Businesses in the High Street area of Edmonton are worried that closure of the 102nd Street bridge will affect their bottom line.
The city will close 102nd Avenue on July 1 so crews can demolish the old bridge over Groat Road and build a new one. Work is scheduled to be completed by fall of 2015.
The closure means that the estimated 25,000 drivers who take that route each day will detour elsewhere.
"We will see a lot less traffic," said Barbara Di Curzio, co-owner of Head, Shoulders, Knees and Toes, a children’s clothing store on 102nd Avenue and 125th Street.
"You’re not seeing a rejuvenation of new customers. A local business thrives when we have new customers on a continual basis."
In the city’s eyes, the closure is a necessary evil. The current structure is 100 years old and at the end of its useful life. The new bridge will have wider lanes and sidewalks as well as space for bike lanes.
“It’s going to be more user friendly for all travellers,” said Byron Nicholson, director of special projects for the city.

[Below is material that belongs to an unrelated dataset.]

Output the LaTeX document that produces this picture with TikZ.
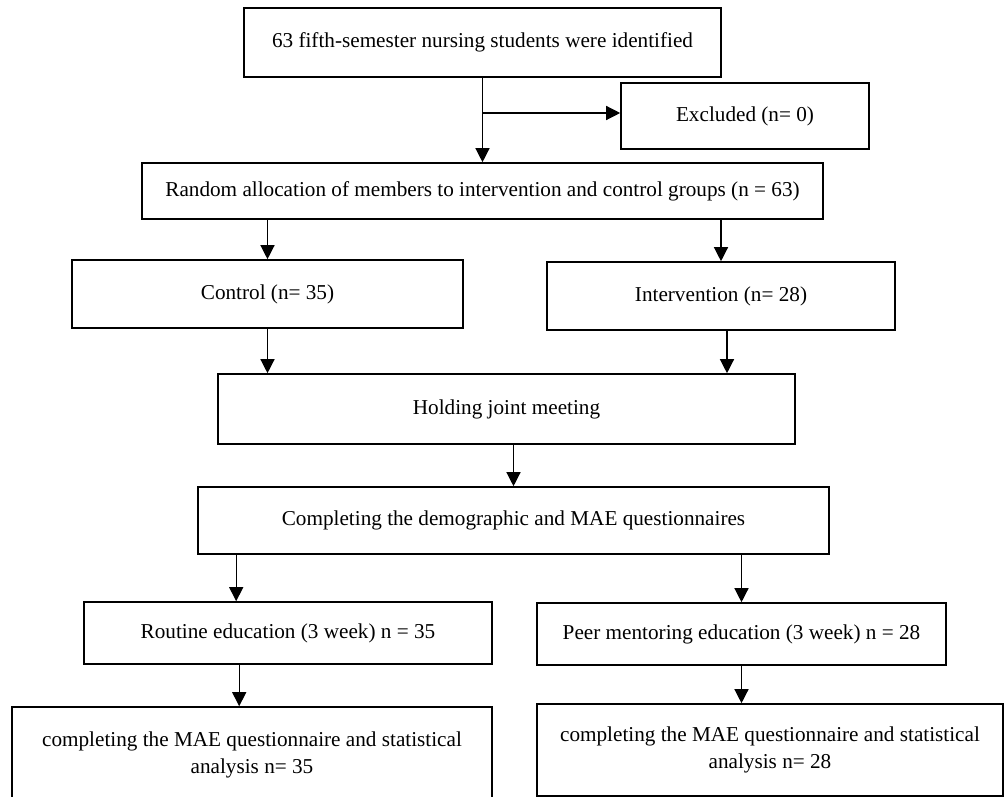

Nicholson says the city is providing shuttle buses to transport commuters around the detour and providing additional metered parking.
The closure is the last straw for Tamara Baltzan. The owner of TK Clothing on 124th Street is shutting down for good after 15 years of business.
Her lease was up in August but the construction played a role in making her leave for good.
"All this is happening and then we're going to add a bridge closure for 15 to 18 months?” she asked. “It seemed a bit much.”
NAIT marketing instructor Surjit Rai says business owners can't plan for unexpected roadblocks like this.
"You're talking about thousands (of dollars) every month at least these companies will lose,” he said. “And will they be able to mitigate all those losses? Absolutely not.”
But not everyone believes the closure will be a disaster.
Carol Logan of Carol’s Quality Sweets in the High Street Mall believes customers will keep coming.
"I think that lots of shoppers will come because this is a destination in Edmonton," said Logan.
But Di Curzio says she’s already seeing an impact as crews prepare for construction. She and her business partner are thinking up ways to draw customers to the store while the bridge is closed.
"We'll make changes as we have to and we'll adjust."